Dataset records
Start

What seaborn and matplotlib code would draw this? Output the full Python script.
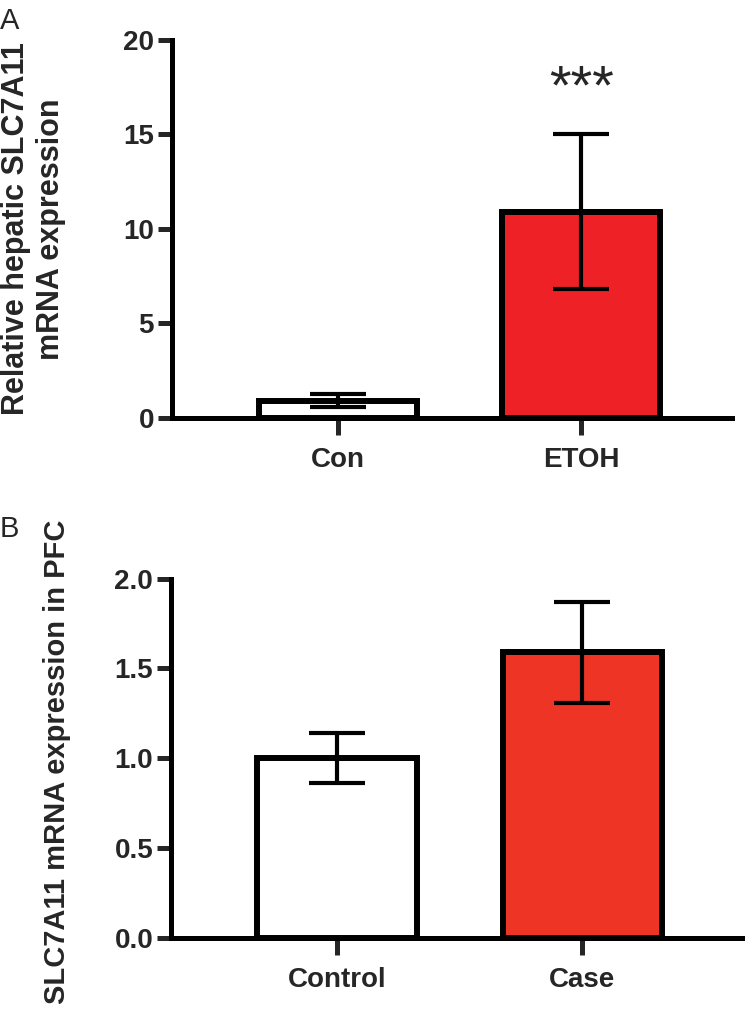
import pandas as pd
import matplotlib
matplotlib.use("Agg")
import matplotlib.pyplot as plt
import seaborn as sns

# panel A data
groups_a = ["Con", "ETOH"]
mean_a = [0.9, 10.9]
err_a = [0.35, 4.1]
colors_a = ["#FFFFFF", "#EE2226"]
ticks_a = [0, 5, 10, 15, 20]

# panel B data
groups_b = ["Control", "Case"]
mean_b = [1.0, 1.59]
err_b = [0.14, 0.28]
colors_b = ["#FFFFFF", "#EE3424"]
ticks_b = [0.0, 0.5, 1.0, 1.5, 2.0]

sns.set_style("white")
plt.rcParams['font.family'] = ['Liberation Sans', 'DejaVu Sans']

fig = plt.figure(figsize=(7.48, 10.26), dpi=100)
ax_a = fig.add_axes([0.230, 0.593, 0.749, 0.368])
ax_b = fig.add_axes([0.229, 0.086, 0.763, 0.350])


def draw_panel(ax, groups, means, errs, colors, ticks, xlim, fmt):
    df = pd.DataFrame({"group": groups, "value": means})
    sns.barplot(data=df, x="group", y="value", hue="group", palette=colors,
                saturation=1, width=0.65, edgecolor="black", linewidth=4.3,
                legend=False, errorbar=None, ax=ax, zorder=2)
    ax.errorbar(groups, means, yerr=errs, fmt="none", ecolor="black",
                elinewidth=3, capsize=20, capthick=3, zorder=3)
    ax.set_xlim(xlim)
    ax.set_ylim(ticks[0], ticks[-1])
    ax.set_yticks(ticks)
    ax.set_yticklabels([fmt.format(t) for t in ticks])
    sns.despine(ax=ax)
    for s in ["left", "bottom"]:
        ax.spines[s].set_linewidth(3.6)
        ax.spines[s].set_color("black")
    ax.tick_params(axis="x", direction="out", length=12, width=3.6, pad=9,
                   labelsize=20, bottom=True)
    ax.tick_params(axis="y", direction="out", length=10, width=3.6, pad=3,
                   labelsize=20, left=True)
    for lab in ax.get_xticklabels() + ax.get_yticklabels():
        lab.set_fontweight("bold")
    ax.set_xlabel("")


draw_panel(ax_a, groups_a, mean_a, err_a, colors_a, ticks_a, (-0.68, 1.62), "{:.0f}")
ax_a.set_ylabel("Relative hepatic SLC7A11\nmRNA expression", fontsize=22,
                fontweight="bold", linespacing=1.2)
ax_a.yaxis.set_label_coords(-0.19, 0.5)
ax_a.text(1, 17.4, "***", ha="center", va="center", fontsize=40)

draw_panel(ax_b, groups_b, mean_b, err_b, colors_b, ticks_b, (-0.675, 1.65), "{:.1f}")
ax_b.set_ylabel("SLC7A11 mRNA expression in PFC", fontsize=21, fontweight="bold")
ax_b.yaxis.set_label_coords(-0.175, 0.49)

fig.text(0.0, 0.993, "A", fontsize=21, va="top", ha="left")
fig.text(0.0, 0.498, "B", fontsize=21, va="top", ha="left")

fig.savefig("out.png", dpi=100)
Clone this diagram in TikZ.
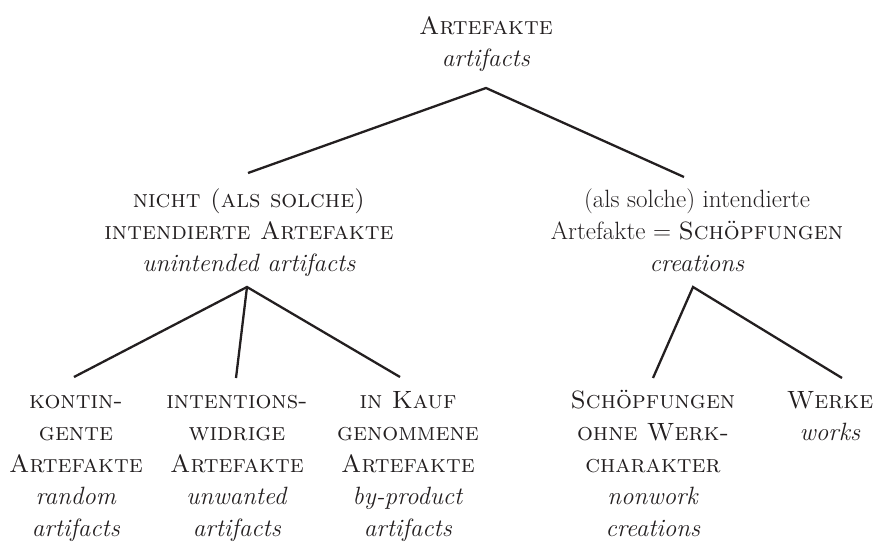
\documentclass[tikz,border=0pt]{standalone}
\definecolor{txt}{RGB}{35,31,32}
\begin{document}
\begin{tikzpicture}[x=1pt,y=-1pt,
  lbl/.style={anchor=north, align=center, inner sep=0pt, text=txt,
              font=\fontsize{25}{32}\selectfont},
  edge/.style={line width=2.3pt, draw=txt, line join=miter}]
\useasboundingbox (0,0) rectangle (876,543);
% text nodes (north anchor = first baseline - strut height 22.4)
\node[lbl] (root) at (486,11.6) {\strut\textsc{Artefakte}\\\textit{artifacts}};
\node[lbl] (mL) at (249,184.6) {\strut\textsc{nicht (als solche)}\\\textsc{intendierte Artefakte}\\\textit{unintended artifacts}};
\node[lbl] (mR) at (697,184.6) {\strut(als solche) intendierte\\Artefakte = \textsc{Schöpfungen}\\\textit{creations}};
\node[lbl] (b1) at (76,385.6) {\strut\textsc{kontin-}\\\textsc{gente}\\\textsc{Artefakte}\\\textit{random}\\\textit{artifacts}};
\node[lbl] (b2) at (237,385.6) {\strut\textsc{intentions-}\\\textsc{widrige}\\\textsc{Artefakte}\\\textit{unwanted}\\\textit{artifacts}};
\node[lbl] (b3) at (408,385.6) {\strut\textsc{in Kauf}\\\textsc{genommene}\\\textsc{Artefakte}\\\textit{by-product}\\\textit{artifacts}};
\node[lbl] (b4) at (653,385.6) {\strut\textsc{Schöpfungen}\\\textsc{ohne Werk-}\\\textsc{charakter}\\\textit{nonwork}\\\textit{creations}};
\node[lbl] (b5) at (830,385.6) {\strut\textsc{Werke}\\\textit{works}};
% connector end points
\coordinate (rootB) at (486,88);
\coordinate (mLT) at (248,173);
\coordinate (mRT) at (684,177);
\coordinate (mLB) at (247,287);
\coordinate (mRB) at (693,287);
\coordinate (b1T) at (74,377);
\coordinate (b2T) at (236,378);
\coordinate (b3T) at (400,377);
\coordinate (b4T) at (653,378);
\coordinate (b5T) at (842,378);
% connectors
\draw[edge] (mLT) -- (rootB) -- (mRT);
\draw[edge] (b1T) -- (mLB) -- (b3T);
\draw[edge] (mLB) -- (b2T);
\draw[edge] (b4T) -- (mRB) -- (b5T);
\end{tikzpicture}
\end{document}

End

* _PROBLEM DESCRIPTION_:
Take the lines above from the top of the records through the one with "import seaborn as sns" and repeat them exactly, without any pictures.

* _SOLUTION TO THE EXERCISE_:
What seaborn and matplotlib code would draw this? Output the full Python script.
import pandas as pd
import matplotlib
matplotlib.use("Agg")
import matplotlib.pyplot as plt
import seaborn as sns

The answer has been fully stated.